INFORMATION SHOWN>

┌──

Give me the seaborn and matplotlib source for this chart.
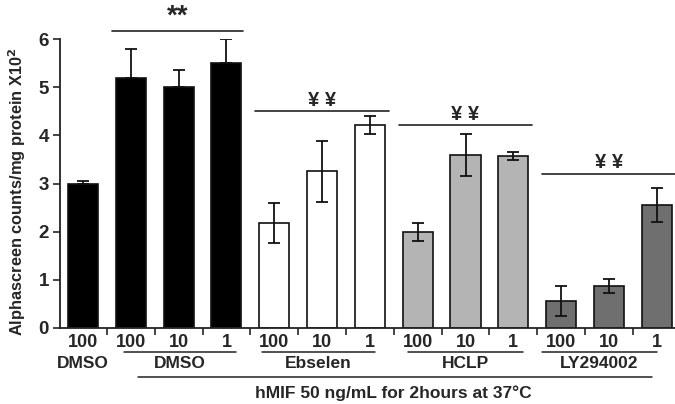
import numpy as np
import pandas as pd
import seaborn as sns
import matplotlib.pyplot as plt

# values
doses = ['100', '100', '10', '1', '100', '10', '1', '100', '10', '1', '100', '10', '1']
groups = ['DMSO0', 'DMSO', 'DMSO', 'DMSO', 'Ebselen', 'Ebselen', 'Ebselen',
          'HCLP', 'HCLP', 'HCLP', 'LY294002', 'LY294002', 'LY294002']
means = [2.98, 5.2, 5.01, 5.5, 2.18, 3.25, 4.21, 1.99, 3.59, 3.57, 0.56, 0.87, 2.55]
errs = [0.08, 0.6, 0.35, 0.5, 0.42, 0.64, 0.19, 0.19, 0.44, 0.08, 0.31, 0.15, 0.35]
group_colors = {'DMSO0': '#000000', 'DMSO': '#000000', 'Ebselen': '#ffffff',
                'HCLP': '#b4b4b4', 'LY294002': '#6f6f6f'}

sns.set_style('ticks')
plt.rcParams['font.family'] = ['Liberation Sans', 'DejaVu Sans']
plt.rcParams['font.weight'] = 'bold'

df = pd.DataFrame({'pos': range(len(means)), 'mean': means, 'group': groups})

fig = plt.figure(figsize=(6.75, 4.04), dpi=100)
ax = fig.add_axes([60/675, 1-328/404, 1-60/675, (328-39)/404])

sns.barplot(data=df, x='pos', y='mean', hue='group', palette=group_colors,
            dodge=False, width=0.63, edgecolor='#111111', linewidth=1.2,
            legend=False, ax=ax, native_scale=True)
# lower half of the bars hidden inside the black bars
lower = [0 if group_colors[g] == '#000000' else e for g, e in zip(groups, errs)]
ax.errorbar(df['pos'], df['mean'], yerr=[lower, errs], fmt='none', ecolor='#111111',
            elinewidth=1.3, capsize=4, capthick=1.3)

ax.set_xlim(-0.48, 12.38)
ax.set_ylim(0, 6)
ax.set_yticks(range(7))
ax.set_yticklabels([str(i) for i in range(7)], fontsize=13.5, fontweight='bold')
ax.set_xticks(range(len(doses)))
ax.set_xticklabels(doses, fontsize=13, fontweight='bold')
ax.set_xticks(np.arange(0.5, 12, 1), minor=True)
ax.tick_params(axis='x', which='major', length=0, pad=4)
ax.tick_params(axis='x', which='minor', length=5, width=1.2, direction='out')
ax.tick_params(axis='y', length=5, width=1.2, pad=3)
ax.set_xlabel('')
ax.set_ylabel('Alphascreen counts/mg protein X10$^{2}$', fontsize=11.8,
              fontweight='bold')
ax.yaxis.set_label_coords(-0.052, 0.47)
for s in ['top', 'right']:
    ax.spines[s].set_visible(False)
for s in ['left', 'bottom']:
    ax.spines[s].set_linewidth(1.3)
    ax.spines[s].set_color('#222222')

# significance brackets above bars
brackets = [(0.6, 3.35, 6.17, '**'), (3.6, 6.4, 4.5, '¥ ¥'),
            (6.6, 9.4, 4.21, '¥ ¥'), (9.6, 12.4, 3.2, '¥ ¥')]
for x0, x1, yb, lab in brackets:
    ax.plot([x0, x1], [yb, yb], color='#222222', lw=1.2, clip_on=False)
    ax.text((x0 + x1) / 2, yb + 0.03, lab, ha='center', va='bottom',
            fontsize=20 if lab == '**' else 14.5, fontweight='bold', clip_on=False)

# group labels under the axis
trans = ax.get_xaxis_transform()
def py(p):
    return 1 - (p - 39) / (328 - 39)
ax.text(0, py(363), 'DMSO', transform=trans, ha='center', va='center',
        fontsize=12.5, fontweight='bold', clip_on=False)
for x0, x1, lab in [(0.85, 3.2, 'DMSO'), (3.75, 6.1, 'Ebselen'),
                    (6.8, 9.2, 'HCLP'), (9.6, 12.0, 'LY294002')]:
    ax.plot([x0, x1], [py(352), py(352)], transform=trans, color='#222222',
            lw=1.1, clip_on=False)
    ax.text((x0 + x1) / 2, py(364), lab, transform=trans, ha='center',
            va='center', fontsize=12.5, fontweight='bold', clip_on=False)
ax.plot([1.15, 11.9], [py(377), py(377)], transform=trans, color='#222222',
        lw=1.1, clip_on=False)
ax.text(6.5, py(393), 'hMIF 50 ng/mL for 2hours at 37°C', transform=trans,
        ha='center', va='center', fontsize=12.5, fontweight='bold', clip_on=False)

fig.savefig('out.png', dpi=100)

└──

WORK TO DO> Reproduce the listing exactly. Leave its pictures out.

ANSWER FOR THE TASK>
Give me the seaborn and matplotlib source for this chart.
import numpy as np
import pandas as pd
import seaborn as sns
import matplotlib.pyplot as plt

# values
doses = ['100', '100', '10', '1', '100', '10', '1', '100', '10', '1', '100', '10', '1']
groups = ['DMSO0', 'DMSO', 'DMSO', 'DMSO', 'Ebselen', 'Ebselen', 'Ebselen',
          'HCLP', 'HCLP', 'HCLP', 'LY294002', 'LY294002', 'LY294002']
means = [2.98, 5.2, 5.01, 5.5, 2.18, 3.25, 4.21, 1.99, 3.59, 3.57, 0.56, 0.87, 2.55]
errs = [0.08, 0.6, 0.35, 0.5, 0.42, 0.64, 0.19, 0.19, 0.44, 0.08, 0.31, 0.15, 0.35]
group_colors = {'DMSO0': '#000000', 'DMSO': '#000000', 'Ebselen': '#ffffff',
                'HCLP': '#b4b4b4', 'LY294002': '#6f6f6f'}

sns.set_style('ticks')
plt.rcParams['font.family'] = ['Liberation Sans', 'DejaVu Sans']
plt.rcParams['font.weight'] = 'bold'

df = pd.DataFrame({'pos': range(len(means)), 'mean': means, 'group': groups})

fig = plt.figure(figsize=(6.75, 4.04), dpi=100)
ax = fig.add_axes([60/675, 1-328/404, 1-60/675, (328-39)/404])

sns.barplot(data=df, x='pos', y='mean', hue='group', palette=group_colors,
            dodge=False, width=0.63, edgecolor='#111111', linewidth=1.2,
            legend=False, ax=ax, native_scale=True)
# lower half of the bars hidden inside the black bars
lower = [0 if group_colors[g] == '#000000' else e for g, e in zip(groups, errs)]
ax.errorbar(df['pos'], df['mean'], yerr=[lower, errs], fmt='none', ecolor='#111111',
            elinewidth=1.3, capsize=4, capthick=1.3)

ax.set_xlim(-0.48, 12.38)
ax.set_ylim(0, 6)
ax.set_yticks(range(7))
ax.set_yticklabels([str(i) for i in range(7)], fontsize=13.5, fontweight='bold')
ax.set_xticks(range(len(doses)))
ax.set_xticklabels(doses, fontsize=13, fontweight='bold')
ax.set_xticks(np.arange(0.5, 12, 1), minor=True)
ax.tick_params(axis='x', which='major', length=0, pad=4)
ax.tick_params(axis='x', which='minor', length=5, width=1.2, direction='out')
ax.tick_params(axis='y', length=5, width=1.2, pad=3)
ax.set_xlabel('')
ax.set_ylabel('Alphascreen counts/mg protein X10$^{2}$', fontsize=11.8,
              fontweight='bold')
ax.yaxis.set_label_coords(-0.052, 0.47)
for s in ['top', 'right']:
    ax.spines[s].set_visible(False)
for s in ['left', 'bottom']:
    ax.spines[s].set_linewidth(1.3)
    ax.spines[s].set_color('#222222')

# significance brackets above bars
brackets = [(0.6, 3.35, 6.17, '**'), (3.6, 6.4, 4.5, '¥ ¥'),
            (6.6, 9.4, 4.21, '¥ ¥'), (9.6, 12.4, 3.2, '¥ ¥')]
for x0, x1, yb, lab in brackets:
    ax.plot([x0, x1], [yb, yb], color='#222222', lw=1.2, clip_on=False)
    ax.text((x0 + x1) / 2, yb + 0.03, lab, ha='center', va='bottom',
            fontsize=20 if lab == '**' else 14.5, fontweight='bold', clip_on=False)

# group labels under the axis
trans = ax.get_xaxis_transform()
def py(p):
    return 1 - (p - 39) / (328 - 39)
ax.text(0, py(363), 'DMSO', transform=trans, ha='center', va='center',
        fontsize=12.5, fontweight='bold', clip_on=False)
for x0, x1, lab in [(0.85, 3.2, 'DMSO'), (3.75, 6.1, 'Ebselen'),
                    (6.8, 9.2, 'HCLP'), (9.6, 12.0, 'LY294002')]:
    ax.plot([x0, x1], [py(352), py(352)], transform=trans, color='#222222',
            lw=1.1, clip_on=False)
    ax.text((x0 + x1) / 2, py(364), lab, transform=trans, ha='center',
            va='center', fontsize=12.5, fontweight='bold', clip_on=False)
ax.plot([1.15, 11.9], [py(377), py(377)], transform=trans, color='#222222',
        lw=1.1, clip_on=False)
ax.text(6.5, py(393), 'hMIF 50 ng/mL for 2hours at 37°C', transform=trans,
        ha='center', va='center', fontsize=12.5, fontweight='bold', clip_on=False)

fig.savefig('out.png', dpi=100)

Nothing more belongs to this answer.